On May 29, 2013, CBO transmitted a cost estimate for S. 156, the Huna Tlingit Traditional Gull Egg Use Act, as ordered reported by the Senate Committee on Energy and Natural Resources on May 16, 2013. The two bills are similar, and the CBO cost estimates are the same.

==Procedural history==
The Huna Tlingit Traditional Gull Egg Use Act was introduced into the United States House of Representatives on September 17, 2013 by Rep. Don Young (R, AK-0). It was referred to the United States House Committee on Natural Resources, the United States House Natural Resources Subcommittee on Indian and Alaska Native Affairs, and the United States House Natural Resources Subcommittee on Public Lands and Environmental Regulation. The bill was reported (amended) by the committee on April 1, 2014 alongside House Report 113-393. On April 28, 2014, the bill passed the House in a voice vote. The bill then passed the Senate by unanimous consent on July 9, 2014. President Barack Obama signed it into law on July 25, 2014.

==Debate and discussion==
Herbert Frost, the Associate Director of National Resource Stewardship and Science for the National Park Service, testified before the House Natural Resources Subcommittee on Indian and Alaska Native Affairs on February 5, 2014. Frost said that the Department of the Interior was in favor of the bill because it "provides for the restoration of an important cultural connection to Glacier Bay by the Huna Tlingit, and provides for the environmentally preferred action identified in our studies."

Rep.

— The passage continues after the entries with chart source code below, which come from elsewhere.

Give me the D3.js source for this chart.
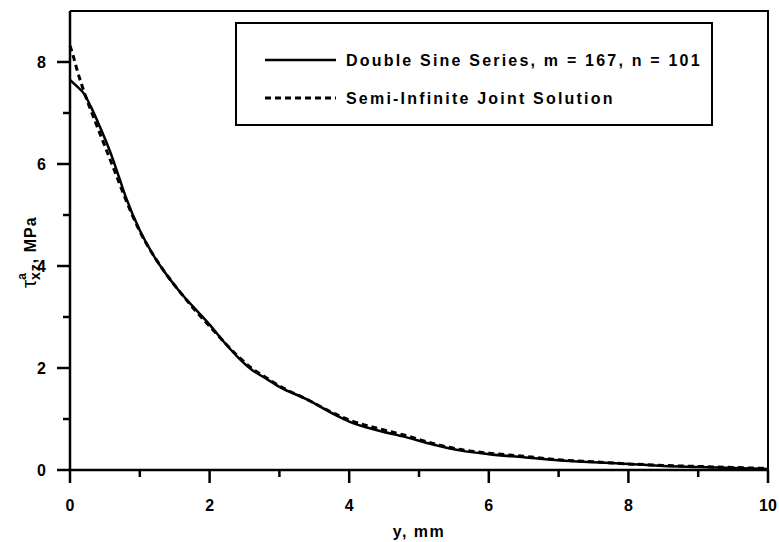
<!DOCTYPE html>
<html>
<head>
<meta charset="utf-8">
<script src="https://cdn.jsdelivr.net/npm/d3@7"></script>
<style>
	body { margin: 0; background: #fff; }
	svg text { font-family: "Liberation Sans", Arial, sans-serif; font-weight: bold; fill: #000; }
</style>
</head>
<body>
<svg id="chart" width="779" height="542"></svg>
<script>
// distance y (mm)
const yPos = [0, 0.1, 0.2, 0.3, 0.4, 0.5, 0.6, 0.7, 0.8, 1.0, 1.2, 1.4, 1.6, 1.8, 2.0, 2.2, 2.4, 2.6, 2.8, 3.0,
	3.4, 3.8, 4.0, 4.4, 4.8, 5.2, 5.6, 6.0, 6.5, 7.0, 7.5, 8.0, 8.5, 9.0, 9.5, 10];
// double sine series, m = 167, n = 101
const sineSeries = [7.65, 7.52, 7.38, 7.12, 6.82, 6.5, 6.15, 5.75, 5.35, 4.7, 4.2, 3.8, 3.45, 3.15, 2.85, 2.52,
	2.22, 1.97, 1.8, 1.63, 1.38, 1.08, 0.95, 0.78, 0.65, 0.5, 0.38, 0.31, 0.25, 0.19, 0.15, 0.12, 0.08, 0.06, 0.04, 0.02];
// semi-infinite joint solution
const jointX = [0, 0.05, 0.1, 0.2, 0.3, 0.4, 0.5, 0.6, 0.7, 0.8, 1.0, 1.2, 1.4, 1.6, 1.8, 2.0, 2.2, 2.4, 2.6, 2.8, 3.0,
	3.4, 3.8, 4.0, 4.4, 4.8, 5.2, 5.6, 6.0, 6.5, 7.0, 7.5, 8.0, 8.5, 9.0, 9.5, 10];
const jointSolution = [8.32, 8.1, 7.85, 7.42, 7.05, 6.7, 6.35, 6.0, 5.65, 5.3, 4.68, 4.2, 3.8, 3.45, 3.12, 2.82, 2.52,
	2.24, 2.0, 1.82, 1.65, 1.38, 1.1, 0.98, 0.82, 0.68, 0.52, 0.4, 0.33, 0.27, 0.2, 0.16, 0.12, 0.09, 0.07, 0.05, 0.03];

const xMajor = [0, 2, 4, 6, 8, 10];
const xMinor = [1, 3, 5, 7, 9];
const yMajor = [0, 2, 4, 6, 8];
const yMinor = [1, 3, 5, 7];
const legendLabels = ["Double Sine Series, m = 167, n = 101", "Semi-Infinite Joint Solution"];

const margin = { left: 70, top: 11, right: 11, bottom: 72 };
const width = 779, height = 542;

const svg = d3.select("#chart");

const x = d3.scaleLinear().domain([0, 10]).range([margin.left, width - margin.right]);
const y = d3.scaleLinear().domain([0, 9]).range([height - margin.bottom, margin.top]);

// ticks (outward, majors longer)
const ticks = svg.append("g");
ticks.selectAll("line.xt")
	.data(xMajor.map(v => [v, 13]).concat(xMinor.map(v => [v, 7])))
	.join("line")
	.attr("class", "xt")
	.attr("x1", d => x(d[0])).attr("x2", d => x(d[0]))
	.attr("y1", y(0)).attr("y2", d => y(0) + d[1])
	.attr("stroke", "#000")
	.attr("stroke-width", 2.5);
ticks.selectAll("line.yt")
	.data(yMajor.map(v => [v, 13]).concat(yMinor.map(v => [v, 7])))
	.join("line")
	.attr("class", "yt")
	.attr("x1", x(0)).attr("x2", d => x(0) - d[1])
	.attr("y1", d => y(d[0])).attr("y2", d => y(d[0]))
	.attr("stroke", "#000")
	.attr("stroke-width", 2.5);

// frame
svg.append("path")
	.attr("d", `M${x(0)},${y(9)}H${x(10)}V${y(0)}`)
	.attr("fill", "none")
	.attr("stroke", "#000")
	.attr("stroke-width", 2);
svg.append("path")
	.attr("d", `M${x(0)},${y(9)}V${y(0)}H${x(10)}`)
	.attr("fill", "none")
	.attr("stroke", "#000")
	.attr("stroke-width", 2.5);

// tick labels
svg.selectAll("text.xl")
	.data(xMajor)
	.join("text")
	.attr("class", "xl")
	.attr("x", d => x(d))
	.attr("y", y(0) + 41)
	.attr("text-anchor", "middle")
	.attr("font-size", 16)
	.text(d => d);
svg.selectAll("text.yl")
	.data(yMajor)
	.join("text")
	.attr("class", "yl")
	.attr("x", 46)
	.attr("y", d => y(d) + 6)
	.attr("text-anchor", "end")
	.attr("font-size", 16)
	.text(d => d);

// axis titles
svg.append("text")
	.attr("x", (x(0) + x(10)) / 2)
	.attr("y", 537)
	.attr("text-anchor", "middle")
	.attr("font-size", 16)
	.attr("letter-spacing", 1.5)
	.text("y, mm");

const yTitle = svg.append("text")
	.attr("transform", "translate(36,288) rotate(-90)")
	.attr("font-size", 16)
	.attr("letter-spacing", 1);
yTitle.append("tspan").attr("font-size", 21).attr("font-weight", "normal").text("τ");
yTitle.append("tspan").attr("font-size", 12).attr("dy", -10).attr("dx", -1).text("a");
yTitle.append("tspan").attr("font-size", 14).attr("dy", 14).attr("dx", -8).text("xz");
yTitle.append("tspan").attr("dy", -4).text(", MPa");

// curves
const line = d3.line().curve(d3.curveMonotoneX);

svg.append("path")
	.datum(yPos.map((d, i) => [x(d), y(sineSeries[i])]))
	.attr("d", line)
	.attr("fill", "none")
	.attr("stroke", "#000")
	.attr("stroke-width", 2.5);

svg.append("path")
	.datum(jointX.map((d, i) => [x(d), y(jointSolution[i])]))
	.attr("d", line)
	.attr("fill", "none")
	.attr("stroke", "#000")
	.attr("stroke-width", 3)
	.attr("stroke-dasharray", "6,4");

// legend
const legend = svg.append("g");
legend.append("rect")
	.attr("x", 236).attr("y", 23)
	.attr("width", 476).attr("height", 102)
	.attr("fill", "#fff")
	.attr("stroke", "#000")
	.attr("stroke-width", 2);

const dashes = [null, "6,4"];
legendLabels.forEach((label, i) => {
	const ly = 60 + i * 38;
	legend.append("line")
		.attr("x1", 265).attr("x2", 336)
		.attr("y1", ly).attr("y2", ly)
		.attr("stroke", "#000")
		.attr("stroke-width", i === 0 ? 2.5 : 3)
		.attr("stroke-dasharray", dashes[i]);
	legend.append("text")
		.attr("x", 346).attr("y", ly + 6)
		.attr("font-size", 16)
		.attr("letter-spacing", 2.2)
		.text(label);
});
</script>
</body>
</html>
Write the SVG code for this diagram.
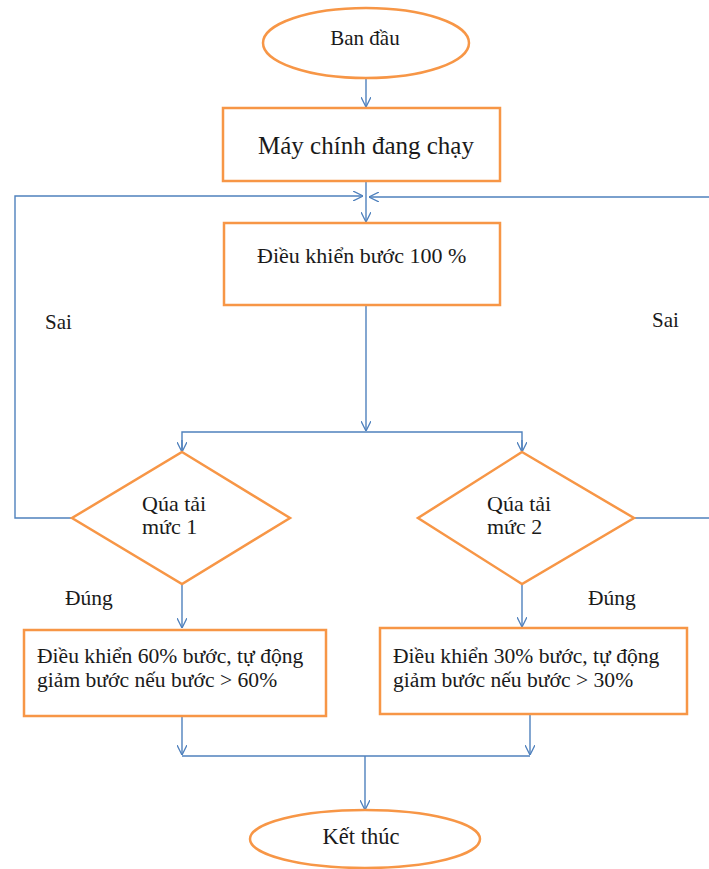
<svg xmlns="http://www.w3.org/2000/svg" width="709" height="869" viewBox="0 0 709 869">
<defs>
<marker id="arr" viewBox="0 0 10 10" refX="10" refY="5" markerWidth="10" markerHeight="10" markerUnits="userSpaceOnUse" orient="auto">
<path d="M0,0 L10,5 L0,10" fill="none" stroke="#4f81bd" stroke-width="1.3"/>
</marker>
</defs>
<style>
.n{fill:#fff;stroke:#f79646;stroke-width:2.5}
.c{fill:none;stroke:#4f81bd;stroke-width:1.4}
text{fill:#1a1a1a}
</style>
<rect width="709" height="869" fill="#fff"/>
<g id="connectors">
<path class="c" d="M366,78 V107" marker-end="url(#arr)"/>
<path class="c" d="M366,181 V222" marker-end="url(#arr)"/>
<path class="c" d="M72,518 H15 V196 H363" marker-end="url(#arr)"/>
<path class="c" d="M634,518 H712 V197 H369" marker-end="url(#arr)"/>
<path class="c" d="M366,305 V431" marker-end="url(#arr)"/>
<path class="c" d="M182,452 V432 H522 V452"/>
<path class="c" d="M182,440 V452" marker-end="url(#arr)"/>
<path class="c" d="M522,440 V452" marker-end="url(#arr)"/>
<path class="c" d="M182,584 V628" marker-end="url(#arr)"/>
<path class="c" d="M522,584 V627" marker-end="url(#arr)"/>
<path class="c" d="M182,716 V755" marker-end="url(#arr)"/>
<path class="c" d="M530,714 V755" marker-end="url(#arr)"/>
<path class="c" d="M182,756 H530"/>
<path class="c" d="M365,756 V810" marker-end="url(#arr)"/>
</g>
<g font-family="'Liberation Serif', 'DejaVu Serif', serif">
<g id="start">
<ellipse class="n" cx="366" cy="43" rx="103" ry="35"/>
<text x="365" y="45" font-size="21" text-anchor="middle">Ban đầu</text>
</g>
<g id="running">
<rect class="n" x="223" y="108" width="277" height="73"/>
<text x="366" y="154" font-size="25" text-anchor="middle">Máy chính đang chạy</text>
</g>
<g id="step100">
<rect class="n" x="224" y="223" width="276" height="82"/>
<text x="257" y="263" font-size="22">Điều khiển bước 100 %</text>
</g>
<g id="overload1">
<polygon class="n" points="182,452 290,518 182,584 72,518"/>
<text x="142" y="511" font-size="22">Qúa tải</text>
<text x="142" y="534" font-size="22">mức 1</text>
</g>
<g id="overload2">
<polygon class="n" points="522,452 634,518 522,584 418,518"/>
<text x="487" y="511" font-size="22">Qúa tải</text>
<text x="487" y="534" font-size="22">mức 2</text>
</g>
<g id="step60">
<rect class="n" x="24" y="630" width="302" height="86"/>
<text x="37" y="663" font-size="21.6">Điều khiển 60% bước, tự động</text>
<text x="37" y="687" font-size="21.6">giảm bước nếu bước &gt; 60%</text>
</g>
<g id="step30">
<rect class="n" x="380" y="628" width="307" height="86"/>
<text x="393" y="663" font-size="21.6">Điều khiển 30% bước, tự động</text>
<text x="393" y="687" font-size="21.6">giảm bước nếu bước &gt; 30%</text>
</g>
<g id="end">
<ellipse class="n" cx="365" cy="839" rx="115" ry="29"/>
<text x="361" y="844" font-size="22.5" text-anchor="middle">Kết thúc</text>
</g>
<g id="labels">
<text x="45" y="329" font-size="21">Sai</text>
<text x="652" y="327" font-size="21">Sai</text>
<text x="65" y="605" font-size="21.5">Đúng</text>
<text x="588" y="605" font-size="21.5">Đúng</text>
</g>
</g>
</svg>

Don Young (R-AK) said that "passage of this legislation is an important step for upholding the traditional way of life for Alaska's First People." Young also said that "it’s a shame that even after Congress amended the Migratory Bird Act in 1995 to allow for customary and traditional use of migratory birds by indigenous inhabitants of Alaska, gull egg harvests remained prohibited under National Park Service regulation."

Robert Starbard, the Hoonah Indian Association's Tribal Administrator, said that "eggs are a healthy springtime food and egg harvesting activities provide opportunities for family bonding, inter-generational learning, and connection to homeland."